Bu parayla neler yapılabilirdi?
Meral Akşener, devletin zarar hānesine yazılan bu 24,5 milyar lira ile yapılabilecek hizmetleri de şöyle sıraladı:
1 yıl boyunca ilköğretimdeki çocuklara bedava kahvaltı ve öğle yemeği verilebilirdi.
Bütün çocuklara okul öncesi eğitim sağlanabilirdi.
Çiftçilere verilen destek, 2 katına çıkarılabilirdi.
Nisan ayında toprağa atılması gereken gübrenin tamamının bedeli çiftçiye verilebilirdi.
Bütün öğrencilere 1 yıl boyunca bedava internet verilebilirdi.

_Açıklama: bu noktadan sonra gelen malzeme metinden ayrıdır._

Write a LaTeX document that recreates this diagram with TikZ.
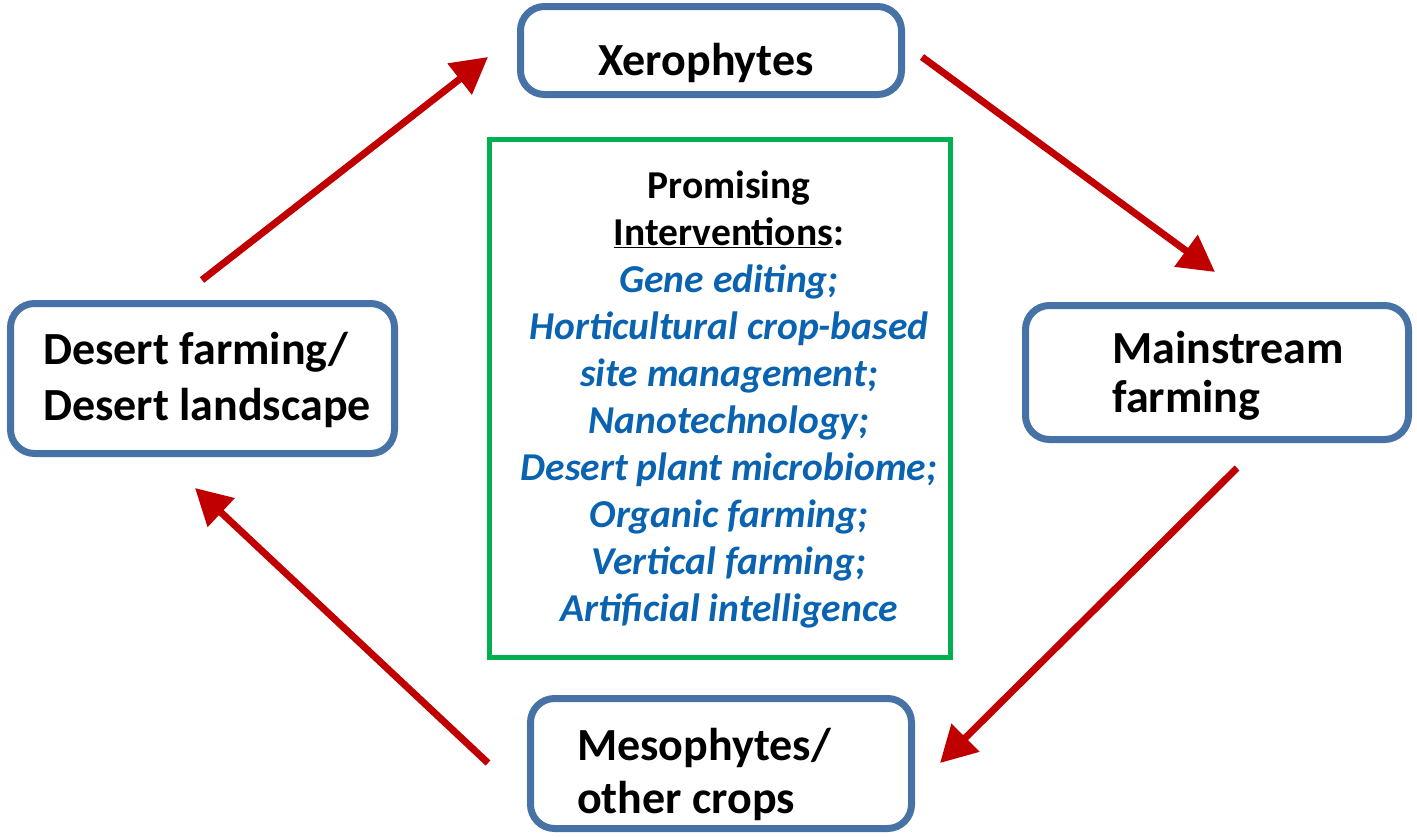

4 milyon kadına 1 yıl boyunca ayda 500 lira gelir desteği sağlanabilirdi.
“Bu rezilliğin peşini bırakmayacağız”
“Şu vicdansızlığa bakar mısınız? Yazıklar olsun hepsine!” diyen Akşener, İYİ Parti Meclis Grubunun bu konu ile ilgili önergesini verdiğini belirterek, “İnsanlarımızın derin yoksullukla mücadele ettiği, vatandaşımızın enflasyon canavarına katlanmak zorunda bırakıldığı böyle zor bir dönemde milletimizin gözünün içine baka baka yapılan bu rezilliğin peşini bırakmayacağız.” diye konuştu.